Organic baby food just simply isn't currently available to everyone. Whether it's due to the price of buying organic pre-made baby food or the investment of time and money required to DIY your own at home, it's something that's out of reach for many families. But one company is looking to change that — and soon. Once Upon a Farm will soon help WIC-eligible families with tiny mouths to feed have access to its organic baby foods, and that's a serious win for parents.
On Tuesday, organic baby food company Once Upon a Farm announced that it would soon offer new organic baby food bowls to WIC-eligible families. In case you're not aware, WIC, the shortened name for the Special Supplemental Nutrition Program for Women, Infants, and Children, offers grant money to states so that they can provide support to low-income moms-to-be and moms with kids under the age of 5. Perhaps unsurprisingly, there are some guidelines and restrictions regarding what's available to those who are eligible for the program.
Soon, however, WIC-eligible families in two states will also have access to new products from Once Upon a Farm. The new products will first be available in Florida and in actress Jennifer Garner's home state of West Virginia, granting access to organic baby food to about 125,000 infants, according to a press release. Garner is a co-founder of the company and serves as the company's chief brand officer.
"Bringing better nutrition to children everywhere has been our mission since the beginning — it's never been and will never be about just feeding children who have a socio-economic advantage," Garner said in a press release. "I'm committed to finding ways of providing healthy food to children who have less access and often limited opportunities. I'm grateful and encouraged by this first and very important step that we've made as a company."

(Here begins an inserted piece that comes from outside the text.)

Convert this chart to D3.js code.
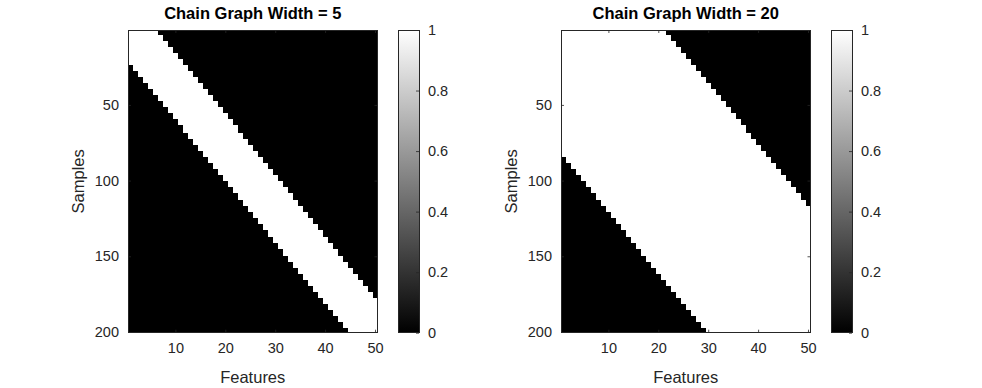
<!DOCTYPE html>
<html><head><meta charset="utf-8">
<script src="https://cdn.jsdelivr.net/npm/d3@7"></script>
<style>
body{margin:0;background:#fff;}
svg{display:block;font-family:Arial,"Liberation Sans",Helvetica,sans-serif;}
</style></head>
<body><svg id="c" width="982" height="388"></svg>
<script>
// Data: for each feature (1..50), the first and last sample index that is 1 (white)
const features = d3.range(1, 51);
const nSamples = 200;
const titles = ["Chain Graph Width = 5", "Chain Graph Width = 20"];
const firstW5 = [1,1,1,1,1,1,4,8,12,16,20,24,28,32,36,40,44,48,52,56,60,64,69,73,77,81,85,89,93,97,101,105,109,113,117,121,125,129,133,138,142,146,150,154,158,162,166,170,174,178];
const lastW5  = [23,27,31,35,39,43,47,51,55,59,63,68,72,76,80,84,88,92,96,100,104,108,112,116,120,124,128,132,137,141,145,149,153,157,161,165,169,173,177,181,185,189,193,197,200,200,200,200,200,200];
const firstW20 = [1,1,1,1,1,1,1,1,1,1,1,1,1,1,1,1,1,1,1,1,1,4,8,12,16,20,24,28,32,36,40,44,48,52,56,60,64,69,73,77,81,85,89,93,97,101,105,109,113,117];
const lastW20  = [84,88,92,96,100,104,108,112,116,120,124,128,132,137,141,145,149,153,157,161,165,169,173,177,181,185,189,193,197,200,200,200,200,200,200,200,200,200,200,200,200,200,200,200,200,200,200,200,200,200];
const xTicks = [10,20,30,40,50];
const yTicks = [50,100,150,200];
const cbTicks = [0,0.2,0.4,0.6,0.8,1];
const cbTickLabels = ["0","0.2","0.4","0.6","0.8","1"];

const svg = d3.select("#c");
const axCol = "#262626";
const tickFont = "14.5px";
const labelFont = "16.5px";
const panels = [
  {x0:128, x1:377.5, first:firstW5, last:lastW5, title:titles[0], cb0:398},
  {x0:561, x1:810.5, first:firstW20, last:lastW20, title:titles[1], cb0:831}
];
const y0 = 30, y1 = 332.7;
const cbW = 21;

panels.forEach(p => {
  const g = svg.append("g");
  const x = d3.scaleLinear().domain([0.5, 50.5]).range([p.x0, p.x1]);
  const y = d3.scaleLinear().domain([0.5, nSamples + 0.5]).range([y0, y1]);
  g.append("rect").attr("x", p.x0).attr("y", y0).attr("width", p.x1 - p.x0).attr("height", y1 - y0).attr("fill", "#000");
  g.selectAll("rect.col").data(features).join("rect")
    .attr("class", "col")
    .attr("shape-rendering", "crispEdges")
    .attr("x", d => x(d - 0.5))
    .attr("width", d => x(d + 0.5) - x(d - 0.5) + 0.3)
    .attr("y", (d, i) => y(p.first[i] - 0.5))
    .attr("height", (d, i) => y(p.last[i] + 0.5) - y(p.first[i] - 0.5))
    .attr("fill", "#fff");
  // axes
  const xa = g.append("g").attr("transform", `translate(0,${y1})`)
    .call(d3.axisBottom(x).tickValues(xTicks).tickSizeInner(-3).tickSizeOuter(0).tickPadding(10));
  const xt = g.append("g").attr("transform", `translate(0,${y0})`)
    .call(d3.axisTop(x).tickValues(xTicks).tickSizeInner(-3).tickSizeOuter(0).tickFormat(""));
  const ya = g.append("g").attr("transform", `translate(${p.x0},0)`)
    .call(d3.axisLeft(y).tickValues(yTicks).tickSizeInner(-3).tickSizeOuter(0).tickPadding(9));
  const yr = g.append("g").attr("transform", `translate(${p.x1},0)`)
    .call(d3.axisRight(y).tickValues(yTicks).tickSizeInner(-3).tickSizeOuter(0).tickFormat(""));
  [xa, xt, ya, yr].forEach(a => {
    a.select(".domain").remove();
    a.selectAll("line").attr("stroke", axCol).attr("stroke-width", 0.8);
    a.selectAll("text").attr("fill", axCol).style("font-size", tickFont).style("font-family", "Arial,'Liberation Sans',sans-serif");
  });
  g.append("rect").attr("x", p.x0).attr("y", y0).attr("width", p.x1 - p.x0).attr("height", y1 - y0)
    .attr("fill", "none").attr("stroke", axCol).attr("stroke-width", 1).attr("shape-rendering", "crispEdges");
  const cx = (p.x0 + p.x1) / 2;
  g.append("text").attr("x", cx).attr("y", 19).attr("text-anchor", "middle")
    .style("font-weight", "bold").style("font-size", "16.5px").attr("fill", "#000").text(p.title);
  g.append("text").attr("x", cx).attr("y", 383).attr("text-anchor", "middle")
    .style("font-size", labelFont).attr("fill", axCol).text("Features");
  g.append("text").attr("transform", `translate(${p.x0 - 44},${(y0 + y1) / 2}) rotate(-90)`).attr("text-anchor", "middle")
    .style("font-size", labelFont).attr("fill", axCol).text("Samples");

  // colorbar
  const gid = "grad" + p.cb0;
  const defs = svg.append("defs");
  const lg = defs.append("linearGradient").attr("id", gid).attr("x1", 0).attr("y1", 1).attr("x2", 0).attr("y2", 0);
  lg.append("stop").attr("offset", 0).attr("stop-color", "#000");
  lg.append("stop").attr("offset", 1).attr("stop-color", "#fff");
  const cy = d3.scaleLinear().domain([0, 1]).range([y1, y0]);
  g.append("rect").attr("x", p.cb0).attr("y", y0).attr("width", cbW).attr("height", y1 - y0).attr("fill", `url(#${gid})`);
  const ca = g.append("g").attr("transform", `translate(${p.cb0 + cbW},0)`)
    .call(d3.axisRight(cy).tickValues(cbTicks).tickFormat((d, i) => cbTickLabels[i]).tickSizeInner(-3).tickSizeOuter(0).tickPadding(9));
  ca.select(".domain").remove();
  ca.selectAll("line").attr("stroke", axCol).attr("stroke-width", 0.8);
  ca.selectAll("text").attr("fill", axCol).style("font-size", tickFont).style("font-family", "Arial,'Liberation Sans',sans-serif");
  g.append("rect").attr("x", p.cb0).attr("y", y0).attr("width", cbW).attr("height", y1 - y0)
    .attr("fill", "none").attr("stroke", axCol).attr("stroke-width", 1).attr("shape-rendering", "crispEdges");
});
</script></body></html>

Garner also penned a blog post for the Once Upon a Farm blog all about the news, sharing that this was actually one of her goals for the company from the beginning.
"My meeting with John [Foraker, a Once Upon a Farm co-founder and the company's CEO] quickly turned from chatting about Once Upon a Farm as a no-brainer for my mom friends and me, to thinking about the moms who would not have access. I told John about a mom in West Virginia I’d joined for a trip to the grocery store as she’d cobbled together the week’s food for her family. Some things were paid for [with] food stamps, some she counted on a local food bank to provide, but for this mom and her baby – it was WIC, the federally-funded and state-run Women, Infants, and Children program. The baby food available was not what I had been feeding my littlest guy back in California and it drove me nuts."

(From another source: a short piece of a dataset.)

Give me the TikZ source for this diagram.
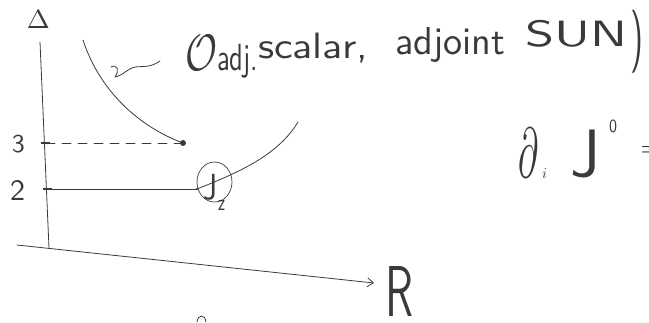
\documentclass[tikz,border=0pt]{standalone}
\usepackage{graphicx}
\usetikzlibrary{arrows.meta}
\definecolor{ink}{HTML}{3A3A3A}
\newcommand{\fitbox}[3]{\resizebox*{#1}{#2}{#3}}
\begin{document}
\begin{tikzpicture}[x=1pt,y=-1pt,
  lbl/.style={inner sep=0pt, outer sep=0pt, text=ink, anchor=north west, font=\sffamily},
  pen/.style={draw=ink, line width=0.8pt, line cap=round, line join=round}]
\useasboundingbox (0,0) rectangle (649,322);
\clip (0,0) rectangle (649,322);
% axes
\coordinate (vtop) at (40,42);
\coordinate (vbot) at (49,248);
\coordinate (hl) at (17,245);
\coordinate (hr) at (374,283);
\draw[pen] (vtop) -- (vbot);
\draw[pen, -{Straight Barb[length=6pt,width=9pt]}] (hl) -- (hr);
\node[lbl] (delta) at (27,10) {\fitbox{23pt}{18pt}{$\Delta$}};
\node[lbl] (R) at (385,266) {\fitbox{28pt}{50pt}{R}};
% ticks and labels
\node[lbl] (three) at (12,135) {\fitbox{13pt}{18pt}{3}};
\node[lbl] (two) at (10,180) {\fitbox{15pt}{20pt}{2}};
\coordinate (t3) at (46,143);
\coordinate (t2) at (47,189);
\draw[ink, line width=2pt] (41,143) -- (50,143);
\draw[ink, line width=2pt] (43,189) -- (52,189);
% dashed line to dot
\coordinate (dot) at (183,143);
\draw[pen, dash pattern=on 9pt off 7pt] (t3) -- (dot);
\fill[ink] (dot) circle (3pt);
% solid line to circled J
\coordinate (jend) at (197,189);
\draw[pen] (t2) -- (jend);
\fill[ink] (jend) circle (1.2pt);
% curves
\coordinate (c1) at (83,40);
\draw[pen] (c1) .. controls (100,92) and (140,127) .. (dot);
\coordinate (c2) at (298,122);
\draw[pen] (jend) .. controls (240,172) and (278,155) .. (c2);
% circled J
\draw[pen, line width=0.7pt] (214.5,182) ellipse [x radius=17.5, y radius=20];
\node[lbl] (J1) at (203,174) {\fitbox{14pt}{26pt}{J}};
\node[lbl] (J1s) at (218,200) {\fitbox{7pt}{10pt}{z}};
% squiggle pointer
\draw[pen] (111,67) .. controls (117,64) and (120,70) .. (115,77)
  .. controls (124,75) and (128,68) .. (135,67)
  .. controls (143,66) and (150,68) .. (160,61);
% label text
\node[lbl] (O) at (185,35) {\fitbox{32pt}{35pt}{$\mathcal{O}$}};
\node[lbl] (adj) at (217,44) {\fitbox{41pt}{34pt}{adj.}};
\node[lbl] (scalar) at (258,33) {\fitbox{110pt}{30pt}{scalar,}};
\node[lbl] (adjoint) at (395,27) {\fitbox{110pt}{35pt}{adjoint}};
\node[lbl] (SUN) at (525,20) {\fitbox{102pt}{27pt}{SUN}};
\node[lbl] (paren) at (630,10) {\fitbox{13pt}{63pt}{)}};
% d_i J^0 =
\node[lbl] (del) at (518,128) {\fitbox{20pt}{49pt}{$\partial$}};
\node[lbl] (isub) at (542,168) {\fitbox{5pt}{10pt}{$i$}};
\node[lbl] (J) at (570,130) {\fitbox{30pt}{48pt}{J}};
\node[lbl] (zero) at (609,120) {\fitbox{8pt}{13pt}{0}};
\node[lbl] (eq) at (641,146) {\fitbox{14pt}{10pt}{=}};
% partial mark at bottom
\draw[pen] (197,322) .. controls (198,314) and (205,314) .. (206,322);
\end{tikzpicture}
\end{document}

Fast-forward and now we're here.
These new products were specifically formulated to adhere to WIC's standards for price point, nutritional content, and size requirements, according to a press release. The flavors will include Apple; Apple Sweet Potato Blueberry; Pear Carrot Mango; and Banana Strawberry Beet.
"We wanted to get a healthy, fresh baby food to families that couldn't afford it," Foraker told Forbes. "We had to take a step back and look at our product to make sure it hit a price point of $1.29 per single cup, which is a daunting task with an organic supply chain."
The new products should appear on store-shelves in Florida and West Virginia in June, according to a press release. The company is working to receive WIC approval in more states, however currently only 12 of the 50 approve organic goods for babies, per Forbes.
"It’s been a crazy learning process and a nutty road, and we still have 48 states to go! But it’s a huge step and something that makes me very happy and proud," Garner captioned a video announcement that she posted to her Instagram account.
Clearly, Garner, Foraker, fellow co-founders Cassandra Curtis and Ari Raz, and the Once Upon a Farm team have their work cut out for them in terms of securing WIC approval in the 10 additional states that currently grant it, as well fighting to make sure that organic products are one day available to all WIC-eligible families — and all households in general. But this first step gets them that much closer.